Statistics gained from AdultWork.com - the UK’s premier website for putting female escorts in touch with potential clients - accurately show the extent of escorting in the UK. At the time of writing, there were 17,602 women with profiles on Adult Work, with 4,359 in the London area; 1,037 in Scotland; 511 in Wales; and just 78 in Northern Ireland. The small latter figure is a direct result of the new law, which makes it a criminal offence for a man in Northern Ireland to pay for the services of an escort.

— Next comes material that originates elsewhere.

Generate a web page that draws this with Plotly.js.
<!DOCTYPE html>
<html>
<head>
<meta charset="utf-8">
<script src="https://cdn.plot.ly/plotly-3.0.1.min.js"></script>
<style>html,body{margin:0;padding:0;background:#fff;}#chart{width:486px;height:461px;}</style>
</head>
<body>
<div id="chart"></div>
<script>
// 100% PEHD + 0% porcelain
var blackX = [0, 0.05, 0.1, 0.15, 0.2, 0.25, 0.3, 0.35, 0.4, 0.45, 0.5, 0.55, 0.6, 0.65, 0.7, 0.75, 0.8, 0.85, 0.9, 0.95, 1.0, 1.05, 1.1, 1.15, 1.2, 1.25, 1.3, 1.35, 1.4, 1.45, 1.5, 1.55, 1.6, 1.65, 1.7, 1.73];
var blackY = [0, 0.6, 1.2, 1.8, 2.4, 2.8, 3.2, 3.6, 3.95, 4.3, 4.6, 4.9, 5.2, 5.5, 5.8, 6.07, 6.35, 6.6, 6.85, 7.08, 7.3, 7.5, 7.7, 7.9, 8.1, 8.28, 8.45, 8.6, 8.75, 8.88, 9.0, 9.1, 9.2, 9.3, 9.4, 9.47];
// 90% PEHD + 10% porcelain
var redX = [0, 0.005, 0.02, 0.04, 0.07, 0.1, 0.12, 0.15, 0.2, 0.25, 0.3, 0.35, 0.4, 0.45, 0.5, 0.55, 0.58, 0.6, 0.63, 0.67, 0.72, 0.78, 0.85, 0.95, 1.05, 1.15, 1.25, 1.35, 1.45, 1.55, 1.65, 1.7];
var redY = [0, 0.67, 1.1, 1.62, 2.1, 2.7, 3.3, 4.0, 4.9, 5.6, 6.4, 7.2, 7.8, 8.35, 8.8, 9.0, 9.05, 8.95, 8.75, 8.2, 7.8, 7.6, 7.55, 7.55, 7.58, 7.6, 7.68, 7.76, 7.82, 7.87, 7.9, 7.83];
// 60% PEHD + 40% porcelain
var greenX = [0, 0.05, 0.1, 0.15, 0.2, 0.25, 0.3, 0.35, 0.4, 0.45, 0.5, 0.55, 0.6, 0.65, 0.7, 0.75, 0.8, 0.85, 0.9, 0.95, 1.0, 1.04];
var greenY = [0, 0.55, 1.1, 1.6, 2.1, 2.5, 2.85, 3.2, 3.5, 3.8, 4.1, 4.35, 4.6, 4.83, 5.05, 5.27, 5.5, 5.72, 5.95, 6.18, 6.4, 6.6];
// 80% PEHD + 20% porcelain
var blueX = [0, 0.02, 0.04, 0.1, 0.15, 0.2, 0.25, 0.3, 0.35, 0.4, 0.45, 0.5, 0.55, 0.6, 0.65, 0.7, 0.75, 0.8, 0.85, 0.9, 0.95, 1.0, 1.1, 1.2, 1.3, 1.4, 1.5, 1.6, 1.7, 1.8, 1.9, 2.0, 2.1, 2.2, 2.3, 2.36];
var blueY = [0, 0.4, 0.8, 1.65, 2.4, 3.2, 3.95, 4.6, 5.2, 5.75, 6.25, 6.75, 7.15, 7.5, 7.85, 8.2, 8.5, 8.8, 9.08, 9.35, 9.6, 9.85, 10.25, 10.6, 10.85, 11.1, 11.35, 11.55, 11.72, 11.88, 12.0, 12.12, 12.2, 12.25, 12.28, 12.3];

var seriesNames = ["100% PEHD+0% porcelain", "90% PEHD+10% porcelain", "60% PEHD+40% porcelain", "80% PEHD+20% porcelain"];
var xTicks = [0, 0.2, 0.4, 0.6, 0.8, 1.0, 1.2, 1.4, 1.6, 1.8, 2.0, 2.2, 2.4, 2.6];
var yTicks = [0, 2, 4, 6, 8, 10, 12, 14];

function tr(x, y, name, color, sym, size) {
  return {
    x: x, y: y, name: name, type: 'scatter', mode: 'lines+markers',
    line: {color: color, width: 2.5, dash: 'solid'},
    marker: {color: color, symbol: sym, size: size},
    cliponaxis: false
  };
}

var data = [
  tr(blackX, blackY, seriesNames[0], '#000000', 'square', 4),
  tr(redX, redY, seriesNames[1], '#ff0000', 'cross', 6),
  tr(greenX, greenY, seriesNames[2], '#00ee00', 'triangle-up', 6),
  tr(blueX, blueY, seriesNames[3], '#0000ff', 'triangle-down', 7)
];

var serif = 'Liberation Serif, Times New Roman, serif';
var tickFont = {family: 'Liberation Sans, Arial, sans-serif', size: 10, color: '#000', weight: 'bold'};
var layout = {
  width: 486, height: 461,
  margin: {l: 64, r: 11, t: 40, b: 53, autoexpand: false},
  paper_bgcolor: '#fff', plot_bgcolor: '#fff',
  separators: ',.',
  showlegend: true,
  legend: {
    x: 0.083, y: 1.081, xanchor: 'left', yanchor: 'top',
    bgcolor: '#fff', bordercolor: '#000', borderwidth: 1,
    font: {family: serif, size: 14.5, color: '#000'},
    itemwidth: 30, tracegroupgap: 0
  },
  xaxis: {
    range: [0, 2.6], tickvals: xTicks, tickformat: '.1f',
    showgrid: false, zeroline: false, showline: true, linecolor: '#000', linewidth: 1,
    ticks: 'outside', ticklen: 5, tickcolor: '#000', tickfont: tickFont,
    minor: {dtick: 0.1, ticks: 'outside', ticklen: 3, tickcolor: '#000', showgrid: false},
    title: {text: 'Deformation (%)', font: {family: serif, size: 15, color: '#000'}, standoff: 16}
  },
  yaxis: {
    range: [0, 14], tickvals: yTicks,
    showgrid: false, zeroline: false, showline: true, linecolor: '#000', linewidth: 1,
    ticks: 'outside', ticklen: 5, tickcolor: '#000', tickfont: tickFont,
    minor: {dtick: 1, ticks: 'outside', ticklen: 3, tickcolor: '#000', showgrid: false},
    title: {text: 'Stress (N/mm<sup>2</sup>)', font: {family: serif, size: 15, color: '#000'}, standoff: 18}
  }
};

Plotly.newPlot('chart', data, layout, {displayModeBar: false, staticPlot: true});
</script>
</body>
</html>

So, what should be the policy of Marxists towards escorting and prostitution? Well, Lenin and the Bolshevik Party paid attention to the activity of brothel owners, whilst supporting those women who worked in brothels. Marxists do not call for the legalisation of prostitution. To do so would result in companies that run brothels being listed on the stock exchange, as happens in Australia. We don’t want to see that in the UK or elsewhere. However, Marxists do call for the decriminalisation of escorting and prostitution. This is the policy of the English Collective of Prostitutes; the GMB sex workers branch; and the International Union of Sex Workers.

The experience of New Zealand, where escorting and prostitution has been decriminalised, is instructive here. Two or three women are able to work as self-employed escorts from the same property. This has put an end to most street prostitution and made it safer for escorts who previously worked alone.